For years, the United States has touted India as a “strategic partner,” with many assuming that India’s economic clout and vital role in the Indo-Pacific would shield it from Trump’s hardline tactics. That illusion, the report said, was shattered when Trump imposed a cumulative 50 percent tariff on Indian goods and threatened secondary sanctions on India’s energy sector—pressuring New Delhi to stop importing Russian crude—while both the U.S. and European Union maintained trade ties with Moscow.
The situation was further aggravated by Washington’s recent overtures to Islamabad. The report pointed to the offer of a 19 percent preferential tariff rate to Pakistan and joint oil exploration deals signed just weeks after India flagged Pakistan’s role in the April 22 terrorist attack in Pahalgam. Trump’s additional threats to penalize U.S. companies manufacturing in India unless they “bring jobs back home” added fuel to the fire.

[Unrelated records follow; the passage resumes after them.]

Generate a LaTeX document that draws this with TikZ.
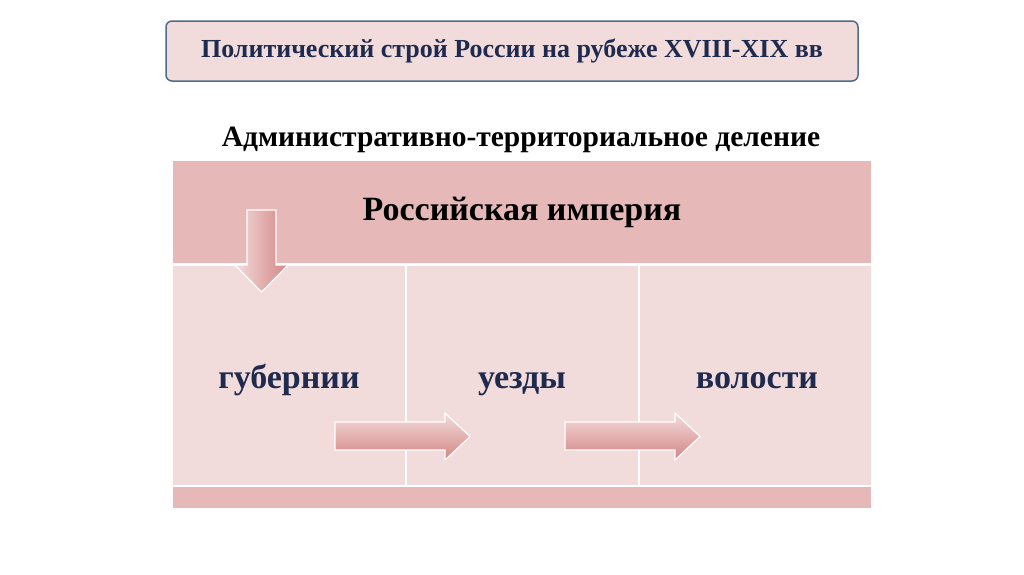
\documentclass[tikz,border=0pt]{standalone}
\usepackage{fontspec}
\setmainfont{Liberation Serif}
\definecolor{lpink}{HTML}{F2DCDB}
\definecolor{dpink}{HTML}{E6B9B8}
\definecolor{navy}{HTML}{1F2A4F}
\definecolor{frame}{HTML}{4F6B8A}
\tikzset{
 colbox/.style={fill=lpink,draw=white,line width=2pt},
 hdrbox/.style={fill=dpink,draw=white,line width=2pt},
 coltext/.style={anchor=base,font=\bfseries\fontsize{34}{36}\selectfont,text=navy},
 arrsh/.style={draw=white,line width=1.2pt,line join=miter},
}
\begin{document}
\begin{tikzpicture}[x=1pt,y=-1pt]
\useasboundingbox (0,0) rectangle (1024,574);
\fill[white] (0,0) rectangle (1024,574);
\node[draw=frame,line width=1.5pt,rounded corners=6pt,fill=lpink,minimum width=692pt,minimum height=60pt,font=\bfseries\fontsize{26}{28}\selectfont,text=navy] (title) at (512,51) {Политический строй России на рубеже  XVIII-XIX вв};
\node[font=\bfseries\fontsize{29.5}{31}\selectfont] (sub) at (521,140) {Административно-территориальное деление};
\path[hdrbox] (172,160) rectangle (872,264);
\node[font=\bfseries\fontsize{34}{36}\selectfont,text=black] (hdr) at (522,212) {Российская империя};
\path[colbox] (172,265) rectangle (406,486);
\path[colbox] (406,265) rectangle (639,486);
\path[colbox] (639,265) rectangle (872,486);
\path[hdrbox] (172,486) rectangle (872,509);
\node[coltext] (g) at (289,388) {губернии};
\node[coltext] (u) at (522,388) {уезды};
\node[coltext] (v) at (757,388) {волости};
\shade[arrsh,left color=lpink,right color=dpink!80!red!90!black] (247,210) -- (276,210) -- (276,265) -- (288,265) -- (261.5,292) -- (235,265) -- (247,265) -- cycle;
\foreach \x in {335,565}{
\shade[arrsh,top color=lpink,bottom color=dpink!80!red!90!black] (\x,422) -- (\x+110,422) -- (\x+110,413) -- (\x+135,436.5) -- (\x+110,460) -- (\x+110,450) -- (\x,450) -- cycle;}
\end{tikzpicture}
\end{document}
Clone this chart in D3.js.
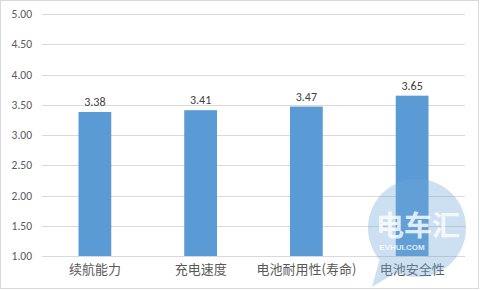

“This is not the behavior of a nation committed to a strategic partnership,” the report concluded. “It reflects the mindset of a populist power broker who sees alliances not as long-term investments, but as bargaining chips in a constant game of leverage.”
Once regarded as a cornerstone of the 21st-century global order, the U.S.-India relationship is now being tested by what the report describes as “populist transactionalism disguised as foreign policy.”
“In Trump’s world,” the report warned, “no relationship is sacred—only situational. And when alliances are treated as disposable, the global order itself grows dangerously fragile.”